Sunday, November 8, 2020

MovieMonday: Being There



If you think this year's political season has made Americans more jaundiced than ever before, you might consider this much-admired satirical comedy from 1979 as a bit of an antidote. 

The story opens as a middle-aged man awakens in his handsomely appointed suite one morning and is told by the maid that "the old man" has died.  

The middle-aged man, called Chance, does not react but instead watches television.  We have no idea how Chance came to be in this spot or who the old man was, but we learn that Chance always has lived in the fine house and always has been the gardener on its grounds.  He also has access to the old man's handsome, traditional wardrobe of expensively tailored clothing.

Today we might call Chance "differently abled," but he is more different than that.  He has no affect and is slow to speak, choosing his words with care.  His demeanor, modest and polite, presumably models the behavior of the old man who has died. 

After the maid departs, lawyers come and explain that Chance must leave the home as well.  He packs a leather suitcase and, for the first time in his life, steps out the front door of what appears to be a classic townhouse in a now-rundown neighborhood of Washington, D.C. 

Chance is not prepared for reality on a street.  If you have read the source novel or about this film, you know that he whips out his television remote to turn off some trash-talking young men who confront him.  This, of course, does not work as he expects.

Fortunately for him, Chance is bumped in the leg by a limousine whose chauffeur apologizes and whose occupant, Eve Rand (Shirley MacLaine), invites him to her home.  When she asks his name, he says he is Chance the gardener, which Eve hears as Chauncey Gardiner.  The transformation is complete.
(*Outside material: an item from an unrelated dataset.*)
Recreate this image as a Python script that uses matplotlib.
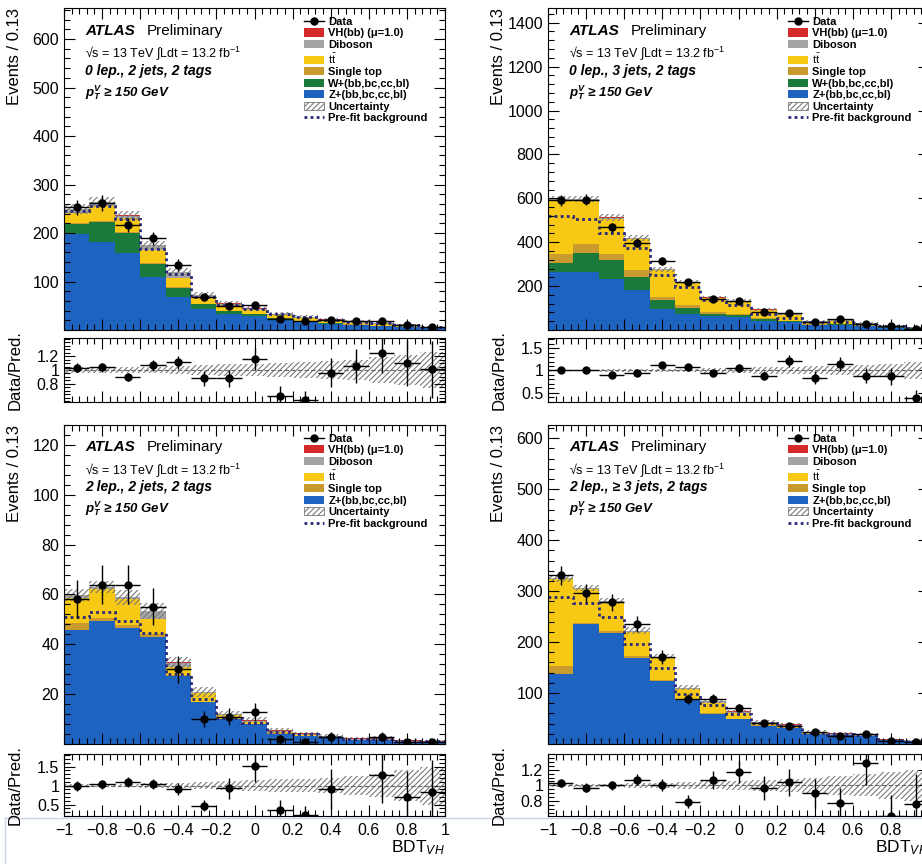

Eve's house is even fancier than the one Chance left (and looks a lot like the Biltmore Estate in North Carolina).  Her much older husband,  the prominent, influential Ben (Melvyn Douglas), is dying and under the care of his personal physician.  Ben takes a liking to Chance/Chauncey and is the first among many.

There are many things Chauncey cannot do:  He cannot read or write and, he cannot manage more than a very polite response to any provocation or event.  As he explains repeatedly, "I like to watch television."  Commercials, cartoons, yoga classes, whatever -- if it's on television, he's happy to watch.  

But Chauncey's appearance and manners appeal to the others in the Rands' orbit, including politicians and journalists who listen carefully as he describes the seasons of a garden and the tending of plants.  They  conclude he is speaking metaphorically and sharing great wisdom.  His fame spreads, and the story, like any decent satire, dials the level of farce to 11, and then beyond. 

Being There is bit of a play on the "wisdom of little children" theme.  But children have emotions, which Chance does not.  His situation cannot be taken literally, happily, and the show's politicians aren't nearly as irritating as those we were expected to take seriously in last week's election.

The film also can be seen as a critique of the television obsession of its period, which looks quaint in retrospect.  We advanced citizens of the new millennium are much more absorbed with our cellphones.  


Note

The novel and screenplay were written by Jerzy Kozinski, a  Polish Jew whose family survived the Holocaust by taking new names and passing as Christians.  Kosinski, an energetic and enigmatic young fellow,  arrived in New York in the early 1960s and began writing books, the most approachable of which is Being There.

In addition to writing, Kosinski was a lively conversationalist, popular among New York literati and with television hosts.  He also led an exotic, if not publicly exotic, life on the side.  We cannot know how much his personality was formed by his challenging childhood, but when Chance says, "I like to watch," we know that he got the line from his creator.

Kosinski's first book, The Painted Bird, was described alternately as the story of his own ghastly childhood in the 1930s and 1940s, then as fiction and, finally and by others, as the English version of a similar novel released earlier in Europe.  A 1982 article in The Village Voice seems to document much more uncredited writing help from editors and others.  Kosinski took his own life in 1991.